NEW YORK (İHA) - ABD temasları kapsamında Princeton Üniversitesi'nde konuşan Başbakan Erdoğan Türkiye'de yapılacak olan Ermenistan ile Türkiye arasındaki maç konusunda Ermenistan Cumhurbaşkanı Serj Sarkisyan'a seslendi.
Erdoğan, "Ermenistan Cumhurbaşkanı Türkiye'de yapılacak olan Ermenistan ve Türkiye milli maçına 'gelirim, gelmem' gibi yaklaşımları göstermemesi lazım. Geçenlerde gazeteciler bana sordu 'Ne düşünüyorsunuz' diye. Ben de sadece şu cevabı verdim. 'Bizim Cumhurbaşkanımız Sayın Gül, Türkiye Ermenistan milli maçını izlemeye gitti' dedim. İşte ön yargıları ortadan kaldırmak, eğer bir mütekabiliyet varsa, Türkiye'nin Cumhurbaşkanı oraya rahatlıkla gidebiliyorsa, size düşen de rahatlıkla Türkiye'ye gelebilmektir.

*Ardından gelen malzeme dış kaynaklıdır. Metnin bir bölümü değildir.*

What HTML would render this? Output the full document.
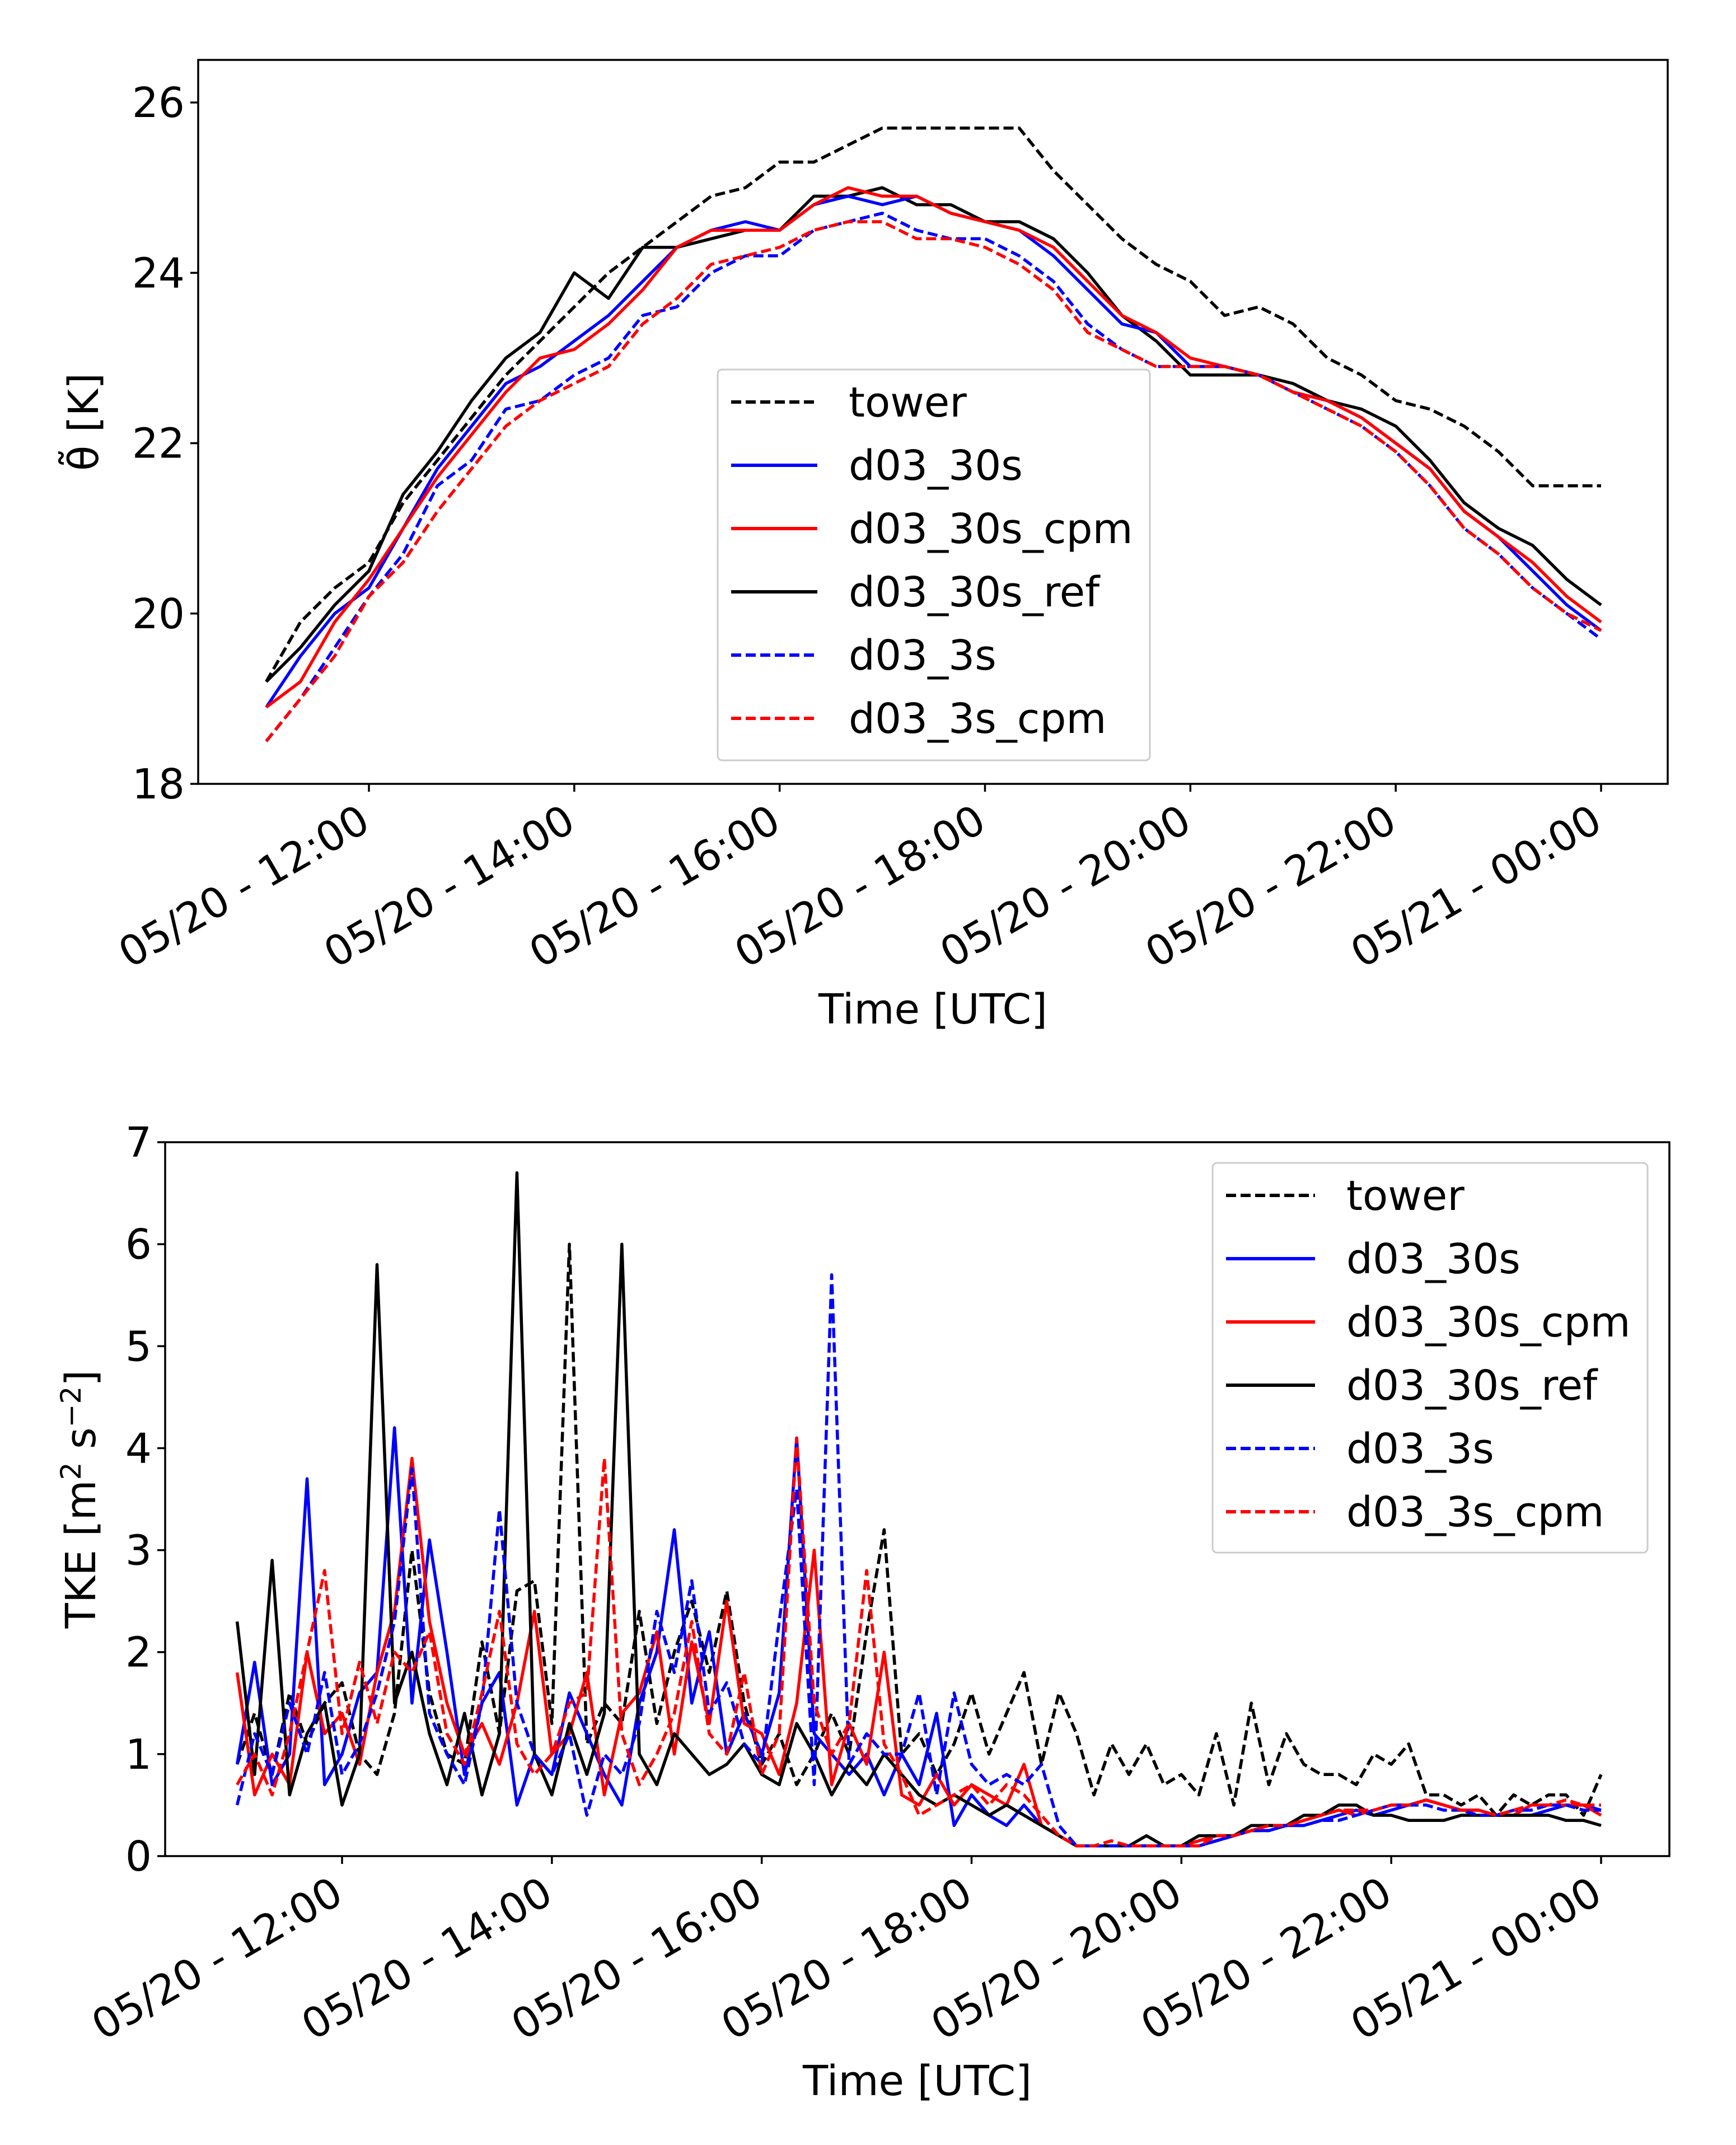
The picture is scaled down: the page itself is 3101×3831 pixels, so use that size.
<!DOCTYPE html>
<html><head><meta charset="utf-8"><style>
html,body{margin:0;padding:0;background:#fff;}
svg{display:block;font-family:"DejaVu Sans","Liberation Sans",sans-serif;}
</style></head><body>
<svg id="fig" width="3101" height="3831" viewBox="0 0 3101 3831" xmlns="http://www.w3.org/2000/svg">
<rect width="3101" height="3831" fill="#fff"/>
<g id="top"></g>
<g id="bot"></g>
</svg>
<script>
const tickLabels=["05/20 - 12:00","05/20 - 14:00","05/20 - 16:00","05/20 - 18:00","05/20 - 20:00","05/20 - 22:00","05/21 - 00:00"];
const tickHours=[12,14,16,18,20,22,24];
const seriesNames=["tower","d03_30s","d03_30s_cpm","d03_30s_ref","d03_3s","d03_3s_cpm"];
const thetaTicks=[18,20,22,24,26];
const tkeTicks=[0,1,2,3,4,5,6,7];
// theta, 20-min steps from 11:00
const thTower=[19.2,19.9,20.3,20.6,21.3,21.8,22.3,22.8,23.2,23.6,24.0,24.3,24.6,24.9,25.0,25.3,25.3,25.5,25.7,25.7,25.7,25.7,25.7,25.2,24.8,24.4,24.1,23.9,23.5,23.6,23.4,23.0,22.8,22.5,22.4,22.2,21.9,21.5,21.5,21.5];
const th30s=[18.9,19.5,20.0,20.3,21.0,21.7,22.2,22.7,22.9,23.2,23.5,23.9,24.3,24.5,24.6,24.5,24.8,24.9,24.8,24.9,24.7,24.6,24.5,24.2,23.8,23.4,23.3,22.9,22.9,22.8,22.6,22.5,22.3,22.0,21.7,21.2,20.9,20.5,20.1,19.8];
const th30sCpm=[18.9,19.2,19.9,20.4,21.0,21.6,22.1,22.6,23.0,23.1,23.4,23.8,24.3,24.5,24.5,24.5,24.8,25.0,24.9,24.9,24.7,24.6,24.5,24.3,23.9,23.5,23.3,23.0,22.9,22.8,22.6,22.5,22.3,22.0,21.7,21.2,20.9,20.6,20.2,19.9];
const th30sRef=[19.2,19.6,20.1,20.5,21.4,21.9,22.5,23.0,23.3,24.0,23.7,24.3,24.3,24.4,24.5,24.5,24.9,24.9,25.0,24.8,24.8,24.6,24.6,24.4,24.0,23.5,23.2,22.8,22.8,22.8,22.7,22.5,22.4,22.2,21.8,21.3,21.0,20.8,20.4,20.1];
const th3s=[18.5,19.0,19.6,20.2,20.7,21.5,21.8,22.4,22.5,22.8,23.0,23.5,23.6,24.0,24.2,24.2,24.5,24.6,24.7,24.5,24.4,24.4,24.2,23.9,23.4,23.1,22.9,22.9,22.9,22.8,22.6,22.4,22.2,21.9,21.5,21.0,20.7,20.3,20.0,19.7];
const th3sCpm=[18.5,19.0,19.5,20.2,20.6,21.2,21.7,22.2,22.5,22.7,22.9,23.4,23.7,24.1,24.2,24.3,24.5,24.6,24.6,24.4,24.4,24.3,24.1,23.8,23.3,23.1,22.9,22.9,22.9,22.8,22.6,22.4,22.2,21.9,21.5,21.0,20.7,20.3,20.0,19.8];
// TKE, 10-min steps from 11:00
const tkTower=[0.9,1.4,0.8,1.6,1.1,1.5,1.7,1.0,0.8,1.4,3.0,1.6,1.0,0.9,2.1,1.2,2.6,2.7,1.3,6.0,1.1,1.5,1.3,2.4,1.3,2.0,2.5,1.8,2.6,1.5,0.9,1.2,0.7,1.0,1.4,1.0,2.2,3.2,1.0,1.2,0.8,1.1,1.6,1.0,1.4,1.8,0.9,1.6,1.2,0.6,1.1,0.8,1.1,0.7,0.8,0.6,1.2,0.5,1.5,0.7,1.2,0.9,0.8,0.8,0.7,1.0,0.9,1.1,0.6,0.6,0.5,0.6,0.4,0.6,0.5,0.6,0.6,0.4,0.8];
const tk30s=[0.9,1.9,0.7,1.0,3.7,0.7,1.0,1.6,1.8,4.2,1.5,3.1,2.0,0.8,1.5,1.8,0.5,1.0,0.8,1.6,1.2,0.8,0.5,1.5,2.0,3.2,1.5,2.2,1.0,1.4,1.0,1.6,4.1,1.2,1.0,0.8,1.0,0.6,1.0,0.7,1.4,0.3,0.6,0.4,0.3,0.5,0.3,0.2,0.1,0.1,0.1,0.1,0.1,0.1,0.1,0.1,0.15,0.2,0.25,0.25,0.3,0.3,0.35,0.4,0.45,0.4,0.45,0.5,0.55,0.5,0.45,0.45,0.4,0.4,0.4,0.45,0.5,0.5,0.45];
const tk30sCpm=[1.8,0.6,1.0,0.7,2.0,1.2,1.4,0.9,1.8,2.4,3.9,2.3,1.5,1.0,1.3,0.9,1.5,2.4,1.0,1.2,1.8,0.6,1.4,1.6,2.2,1.0,2.1,1.3,2.5,1.3,1.2,0.8,1.5,3.0,0.7,1.3,0.9,2.0,0.6,0.5,0.8,0.5,0.7,0.6,0.5,0.9,0.3,0.2,0.1,0.1,0.1,0.1,0.1,0.1,0.1,0.15,0.2,0.2,0.25,0.3,0.3,0.35,0.4,0.45,0.4,0.45,0.5,0.5,0.55,0.5,0.45,0.45,0.4,0.4,0.5,0.5,0.5,0.5,0.4];
const tk30sRef=[2.3,0.8,2.9,0.6,1.2,1.5,0.5,1.0,5.8,1.5,2.0,1.2,0.7,1.4,0.6,1.2,6.7,1.0,0.6,1.3,0.8,1.4,6.0,1.0,0.7,1.2,1.0,0.8,0.9,1.1,0.8,0.7,1.3,1.0,0.6,0.9,0.7,1.0,0.8,0.6,0.5,0.6,0.5,0.4,0.5,0.4,0.3,0.2,0.1,0.1,0.1,0.1,0.2,0.1,0.1,0.2,0.2,0.2,0.3,0.3,0.3,0.4,0.4,0.5,0.5,0.4,0.4,0.35,0.35,0.35,0.4,0.4,0.4,0.4,0.4,0.4,0.35,0.35,0.3];
const tk3s=[0.5,1.2,0.8,1.5,1.0,1.8,0.8,1.1,1.6,2.3,3.8,1.4,1.0,0.7,1.5,3.4,1.5,1.0,0.8,1.2,0.4,1.0,0.8,1.3,2.4,1.8,2.7,1.4,1.7,1.1,0.9,2.3,3.6,0.7,5.7,0.9,1.2,1.0,1.0,1.6,0.6,1.6,0.9,0.7,0.8,0.7,0.9,0.3,0.1,0.1,0.1,0.1,0.1,0.1,0.1,0.1,0.15,0.2,0.25,0.25,0.3,0.3,0.35,0.35,0.4,0.45,0.5,0.5,0.5,0.45,0.45,0.4,0.4,0.45,0.45,0.5,0.5,0.45,0.45];
const tk3sCpm=[0.7,1.0,0.6,1.2,2.0,2.8,1.2,1.9,1.3,2.0,1.8,2.2,1.2,0.9,1.6,2.4,1.1,0.8,1.0,1.5,1.6,3.9,1.2,0.7,1.0,1.4,2.3,1.2,1.0,1.8,0.8,1.2,4.1,1.5,1.0,1.3,2.8,1.1,0.8,0.4,0.5,0.6,0.7,0.5,0.7,0.6,0.4,0.2,0.1,0.1,0.15,0.1,0.1,0.1,0.1,0.1,0.2,0.2,0.25,0.3,0.3,0.35,0.4,0.45,0.45,0.45,0.5,0.5,0.55,0.5,0.45,0.45,0.4,0.45,0.5,0.5,0.55,0.5,0.5];

const NS="http://www.w3.org/2000/svg";
function mk(parent,tag,attrs){const e=document.createElementNS(NS,tag);for(const k in attrs)e.setAttribute(k,attrs[k]);parent.appendChild(e);return e;}
const styles=[{c:"#000",d:true},{c:"#0000ff",d:false},{c:"#ff0000",d:false},{c:"#000",d:false},{c:"#0000ff",d:true},{c:"#ff0000",d:true}];
const DASH="18,8";
const FS=74;

function panel(g,cfg){
  const {L,R,T,B,x12,x24,yMin,yMax,ticks,series,step,drawOrder,legend,ylabel,ylabelX,xlabelY,slug}=cfg;
  const xs=h=>x12+(h-12)*(x24-x12)/12;
  const ys=v=>B-(v-yMin)*(B-T)/(yMax-yMin);
  drawOrder.forEach(si=>{
    const arr=series[si];
    const pts=arr.map((v,i)=>xs(11+i*step).toFixed(1)+","+ys(v).toFixed(1)).join(" ");
    const p=mk(g,"polyline",{points:pts,fill:"none",stroke:styles[si].c,"stroke-width":5.5,"stroke-linejoin":"round"});
    if(styles[si].d)p.setAttribute("stroke-dasharray",DASH);
    
    
  });
  const fr=mk(g,"rect",{x:L,y:T,width:R-L,height:B-T,fill:"none",stroke:"#000","stroke-width":3.5});
  
  
  ticks.forEach(v=>{
    const y=ys(v);
    mk(g,"line",{x1:L-14,x2:L,y1:y,y2:y,stroke:"#000","stroke-width":3.5});
    const t=mk(g,"text",{x:L-24,y:y+26,"text-anchor":"end","font-size":FS,fill:"#000"});
    t.textContent=v;
    
    
  });
  tickHours.forEach((h,i)=>{
    const x=xs(h);
    mk(g,"line",{x1:x,x2:x,y1:B,y2:B+14,stroke:"#000","stroke-width":3.5});
    const t=mk(g,"text",{x:0,y:0,"text-anchor":"end","font-size":FS,fill:"#000",transform:`translate(${x+6},${B+80}) rotate(-30)`});
    t.textContent=tickLabels[i];
    
    
  });
  const xl=mk(g,"text",{x:(L+R)/2,y:xlabelY,"text-anchor":"middle","font-size":FS,fill:"#000"});
  xl.textContent="Time [UTC]";
  
  
  const yl=mk(g,"text",{x:0,y:0,"text-anchor":"middle","font-size":FS,fill:"#000",transform:`translate(${ylabelX},${(T+B)/2}) rotate(-90)`});
  yl.innerHTML=ylabel;
  
  
  const lg=mk(g,"g",{});
  
  
  mk(lg,"rect",{x:legend.x,y:legend.y,width:legend.w,height:legend.h,rx:8,fill:"#fff","fill-opacity":0.85,stroke:"#ccc","stroke-width":3});
  seriesNames.forEach((n,i)=>{
    const y=legend.y0+i*legend.dy;
    const e=mk(lg,"g",{});
    
    
    const l=mk(e,"line",{x1:legend.lx1,x2:legend.lx2,y1:y,y2:y,stroke:styles[i].c,"stroke-width":6});
    if(styles[i].d)l.setAttribute("stroke-dasharray",DASH);
    const t=mk(e,"text",{x:legend.tx,y:y+26,"font-size":FS,fill:"#000"});
    t.textContent=n;
  });
}
panel(document.getElementById("top"),{L:354,R:2979,T:107,B:1400,x12:659,x24:2860,yMin:18,yMax:26.5,
  ticks:thetaTicks,series:[thTower,th30s,th30sCpm,th30sRef,th3s,th3sCpm],step:1/3,drawOrder:[0,3,1,2,4,5],slug:"theta",
  legend:{x:1282,y:660,w:772,h:698,y0:718,dy:113,lx1:1306,lx2:1460,tx:1516},
  ylabel:"θ̃ [K]",ylabelX:175,xlabelY:1828});
panel(document.getElementById("bot"),{L:295,R:2982,T:2040,B:3315,x12:611,x24:2860,yMin:0,yMax:7,
  ticks:tkeTicks,series:[tkTower,tk30s,tk30sCpm,tk30sRef,tk3s,tk3sCpm],step:1/6,drawOrder:[0,1,2,3,4,5],slug:"tke",
  legend:{x:2166,y:2077,w:777,h:696,y0:2135,dy:113,lx1:2190,lx2:2349,tx:2405},
  ylabel:'TKE [m<tspan font-size="50" dy="-26">2</tspan><tspan dy="26"> s</tspan><tspan font-size="50" dy="-26">−2</tspan><tspan dy="26">]</tspan>',ylabelX:170,xlabelY:3742});
</script>
</body></html>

Yani bunun için 'şunu yaparsan gelirim' demek bana göre uluslararası diplomasi de artık çöpe atılmış olan düşüncelerdir. Bunlara biz artık prim vermiyoruz. Nitekim biz bu ülkeyle ikili ilişkileri, komşuluk ilişkilerini karşılıklı saygı çerçevesinde yürüteceğiz. Benim ülkemde şuanda vizesi olmayan 40 bin civarında Ermenistan vatandaşı var. Biz onları iade etmiyoruz. Türkiye'ye geldiklerine göre herhalde bir sebebi var diyoruz ve şuanda ülkemizde yaşıyorlar" şeklinde konuştu. Konuşmasında İran ile ilişkilere
de değinen Erdoğan, "İran'ı uluslararası toplumda, endişeye neden olan nükleer programı konusunda daha şeffaf ve işbirliğine açık bir yaklaşım benimsemesi için cesaretlendirmeye çalışıyoruz. Bu hassas ve önemli konunun hep çözüm yöntemi olarak hep diplomasiyi ve diğer barışçıl girişimleri görüyoruz" dedi. Bazı kesimlerin "İslami terör" ifadeleri kullandığını ifade eden Erdoğan, "Bu çok çirkin ve kabullenilemeyecek bir yaklaşım. İslam, terörü asla kabul etmez. Çünkü İslam'ın kelime anlamı barıştır. Barış çerçevesinde bir medeniyet oluşturmuş olan din, insanın ölümüne müsaade eder mi? Hiçbir semavi din insanların ölümüne müsaade etmez. Bunu ne Hristiyanlık'ta ne Musevilik'te görürsünüz" şeklinde konuştu. Türkiye ile AB ilişkilerine değinen Erdoğan, "50 yıl geçti. Kapısında bu kadar bekletilen başka ülke AB'de yok. Acaba niye bu kadar bekletiyorlar? Kabul edilen ülkelere baktığım zaman o ülkelerle ülkemi mukayese ediyorum. Birçoğundan çok çok öte olan Türkiye var. Ancak sudan bahanelerle maalesef devamlı öteleniyor. Ama biz de dersimizi çalışıyoruz. Diyoruz ki eğer almayacaksanız, almayacağız deyin. Eğer alacaksanız da durmadan yeni yeni kurallar üretmeyin. Maç başladı, maç esnasında bunlar penaltının kurallarını değiştiriyor. Böyle şey olur mu? AB müktesebatı var. Bunun içinde olmayan şeyi nereden çıkardınız, nereden çıktı bu penaltının kuralı, belliydi bu kural. 'Yok' diyorlar, Türkiye olunca bu böyle. Bunu kendilerin de söylediğimiz de hakikaten 'haklısınız' diyorlar. Ama içlerinden bir tanesi diyor ki, 'yok haklı değilsiniz'. Şu anda enerji olayı var. Biz NABUCCO'da transit ülkeyiz, en önemli ayak biziz. Her şey tamam, imzalar atıldı ama enerji başlığını hala geçemiyorlar. Neden? Verilen cevap şu, güney Kıbrıs 'evet' demiyor. Peki Güney Kıbrıs AB'ye nasıl girdi. Bu nasıl adalet. Adalet istiyoruz. Bazı çevreler tam üyeliğimizin yerine bazı alternatifler üretmeye çalışıyorlar, imtiyazlı ortaklık gibi. Fransa maalesef bunun başını çekiyor. Temenni ederiz ki bundan sonra bir daha söylemez. Bu da hiç yakışık almıyor, hiç böyle bir şey yoktu, bu rivayette sonradan çıktı. Yola çıktığımızda böyle bir şey yoktu" ifadelerini kullandı.